We have an image far greater than the golden lampstand shining upon the bread of the Presence. We have Christ Himself, set before us in the bread and cup, the One who bears the name above every name and who took the divine name upon Himself, saying, “I am the bread of life. I am the light of the world. I am the resurrection and the life. Before Abraham was, I am.” Indeed, that is why the early church rejoiced to suffer for the Name. Jesus is Yahweh. Jesus is the Name.
As come to the table and meditate upon Christ’s finished work, let us consider these words from Andrew Bonar. He imagines what it must have been like for the blasphemer to be dragged outside the camp and stoned. Then he writes:
Now, of what does that mangled and marred form emphatically speak to one that passes by?
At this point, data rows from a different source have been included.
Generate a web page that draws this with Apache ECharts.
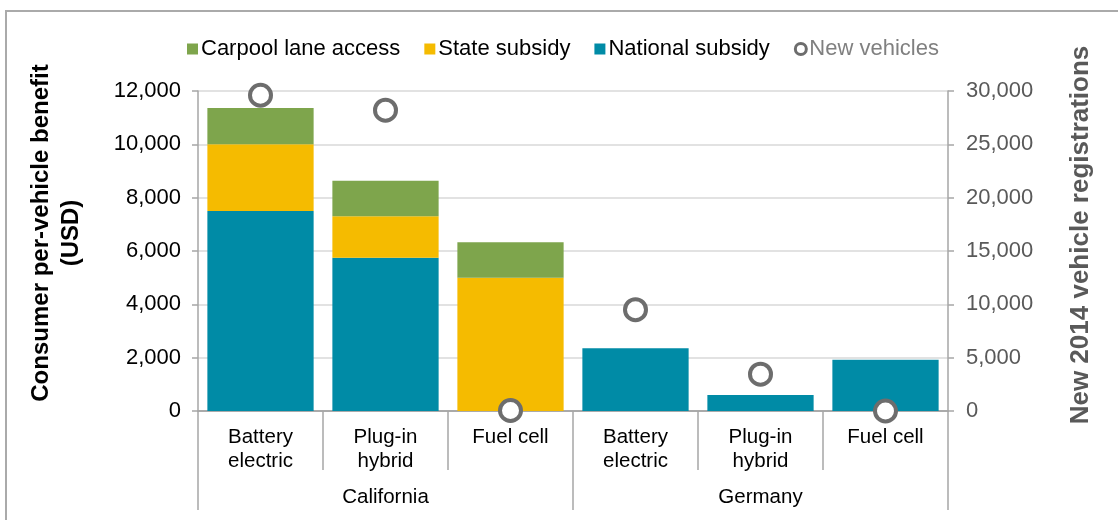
<!DOCTYPE html>
<html>
<head>
<meta charset="utf-8">
<script src="https://cdn.jsdelivr.net/npm/echarts@6/dist/echarts.min.js"></script>
<style>
  html, body { margin: 0; padding: 0; background: #fff; }
  #chart { width: 1118px; height: 520px; }
</style>
</head>
<body>
<div id="chart"></div>
<script>
const categories = ['Battery\nelectric', 'Plug-in\nhybrid', 'Fuel cell', 'Battery\nelectric', 'Plug-in\nhybrid', 'Fuel cell']
const regions = ['California', 'Germany']
const nationalSubsidy = [7500, 5750, 0, 2350, 600, 1925]
const stateSubsidy = [2500, 1550, 5000, 0, 0, 0]
const carpoolAccess = [1360, 1330, 1330, 0, 0, 0]
const newVehicles = [29600, 28200, 50, 9500, 3450, 0]

const leftTicks = { min: 0, max: 12000, interval: 2000 }
const rightTicks = { min: 0, max: 30000, interval: 5000 }

const font = '"Liberation Sans", Arial, Helvetica, sans-serif'
const axisGray = '#a6a6a6'

const chart = echarts.init(document.getElementById('chart'))

function fmt(v) {
    return v.toLocaleString('en-US')
}

const option = {
    animation: false,
    textStyle: { fontFamily: font },
    grid: { left: 198, right: 170, top: 91, bottom: 109 },
    legend: {
        left: 182,
        top: 33,
        itemWidth: 11,
        itemHeight: 11,
        itemGap: 24,
        textStyle: { fontSize: 22, color: '#000', fontFamily: font, padding: [0, 0, 0, -2] },
        data: [
            { name: 'Carpool lane access', icon: 'rect' },
            { name: 'State subsidy', icon: 'rect' },
            { name: 'National subsidy', icon: 'rect' },
            { name: 'New vehicles', icon: 'circle', textStyle: { color: '#808080' },
              itemStyle: { color: '#fff', borderColor: '#6d6d6d', borderWidth: 3 } }
        ]
    },
    graphic: [
        {
            type: 'polyline',
            shape: { points: [[6, 520], [6, 11], [1118, 11]] },
            style: { stroke: '#aaaaaa', lineWidth: 2, fill: null }
        }
    ],
    xAxis: [
        {
            type: 'category',
            data: categories,
            position: 'bottom',
            axisLine: { lineStyle: { color: axisGray, width: 1.5 } },
            axisTick: { show: true, interval: 0, length: 59, lineStyle: { color: axisGray, width: 1.5 } },
            axisLabel: { interval: 0, margin: 14, fontSize: 20.5, lineHeight: 24, color: '#000', fontFamily: font }
        },
        {
            type: 'category',
            data: regions,
            position: 'bottom',
            axisLine: { lineStyle: { color: axisGray, width: 1.5 } },
            axisTick: { show: true, interval: 0, length: 99, lineStyle: { color: axisGray, width: 1.5 } },
            axisLabel: { interval: 0, margin: 76, fontSize: 20.5, color: '#000', fontFamily: font }
        }
    ],
    yAxis: [
        {
            type: 'value',
            min: leftTicks.min,
            max: leftTicks.max,
            interval: leftTicks.interval,
            name: 'Consumer per-vehicle benefit\n(USD)',
            nameLocation: 'middle',
            nameRotate: 90,
            nameGap: 112,
            nameTextStyle: { fontSize: 24, fontWeight: 'bold', color: '#000', lineHeight: 30,
                             fontFamily: font, padding: [0, 0, 0, 36] },
            axisLine: { show: true, lineStyle: { color: axisGray, width: 1.5 } },
            axisTick: { show: true, length: 6, lineStyle: { color: axisGray, width: 1.5 } },
            axisLabel: { fontSize: 22, color: '#000', margin: 17, formatter: fmt, fontFamily: font },
            splitLine: { lineStyle: { color: '#d9d9d9', width: 1.5 } }
        },
        {
            type: 'value',
            position: 'right',
            min: rightTicks.min,
            max: rightTicks.max,
            interval: rightTicks.interval,
            name: 'New 2014 vehicle registrations',
            nameLocation: 'middle',
            nameRotate: 90,
            nameGap: 120,
            nameTextStyle: { fontSize: 26, fontWeight: 'bold', color: '#595959',
                             fontFamily: font, padding: [0, 0, 0, 32] },
            axisLine: { show: true, lineStyle: { color: axisGray, width: 1.5 } },
            axisTick: { show: true, length: 6, lineStyle: { color: axisGray, width: 1.5 } },
            axisLabel: { fontSize: 22, color: '#595959', margin: 18, formatter: fmt, fontFamily: font },
            splitLine: { show: false }
        }
    ],
    series: [
        {
            name: 'National subsidy',
            type: 'bar',
            stack: 'benefit',
            barCategoryGap: '15%',
            itemStyle: { color: '#008ba6' },
            data: nationalSubsidy
        },
        {
            name: 'State subsidy',
            type: 'bar',
            stack: 'benefit',
            itemStyle: { color: '#f5bb00' },
            data: stateSubsidy
        },
        {
            name: 'Carpool lane access',
            type: 'bar',
            stack: 'benefit',
            itemStyle: { color: '#7ea54c' },
            data: carpoolAccess
        },
        {
            name: 'New vehicles',
            type: 'scatter',
            yAxisIndex: 1,
            symbol: 'circle',
            symbolSize: 21,
            z: 5,
            itemStyle: { color: '#fff', borderColor: '#6d6d6d', borderWidth: 4, opacity: 1 },
            data: newVehicles
        }
    ]
}

chart.setOption(option)
</script>
</body>
</html>
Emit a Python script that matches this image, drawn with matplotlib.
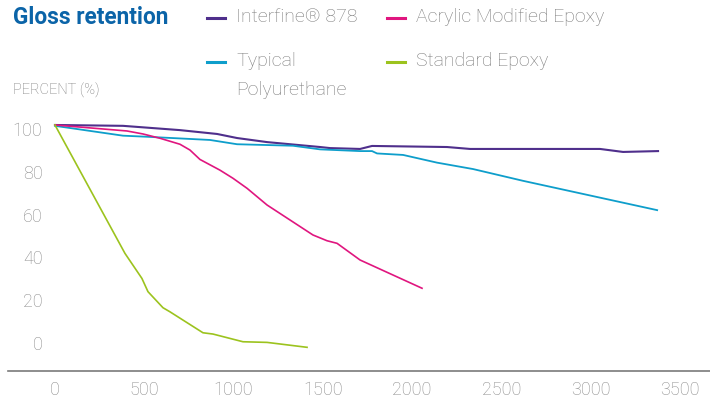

It speaks of the curse of an injured God. Each wound, left by the ponderous mass that some witness cast upon his shivering body, was an external representation of the infinite curse that cleaves to the condemned soul. And hence it is that when we see Jesus, “wounded and bruised,” “his visage so marred more than any man, and his form more than the sons of men,” we therein see the marks of the curse having really fallen on him–the curse which our sins wreathed around him. The Father lays his hand on his holy head, as if pointing him out as guilty–but only guilty in our guilt–and every overwhelming curse is showered upon his head. “Surely he hath borne our griefs and carried our sorrows!” Never man spake like that man, and yet he seems visited with the same marks of tremendous wrath as this son of Shelomith.
The wrath is equally real in both cases, while the reason is very different in either case. The mangled body of Shelomith’s son declared that the wrath due to him was poured out, and in exhausting its terrors had swept life away. Even so, the dead body of our Surety, all bruised and torn, declared to Joseph and Nicodemus, as they wrapt it in the fine linen and spices, that the curse had fallen and had spent its fury on him. Well might they have sung as they bore his body, his pale body, to the new-hewn tomb without the gate, “Christ has redeemed us from the curse of the law, being made a curse for us!”
This is why we are not led outside the camp to die. This is why eternal death does not fall upon our heads. This is why, though we are blasphemers and profaners of God’s name by nature, are received by grace. Christ became a curse for us, enduring our death, bearing our judgment. Indeed, He was condemned for blasphemy for our sake. So, as we take the bread and cup, may we taste and see the goodness of our Savior, the light who shines upon us, the Bread who sustains us, the Name who saves us, bearing our curse so the light of God’s face might now shine upon us forevermore.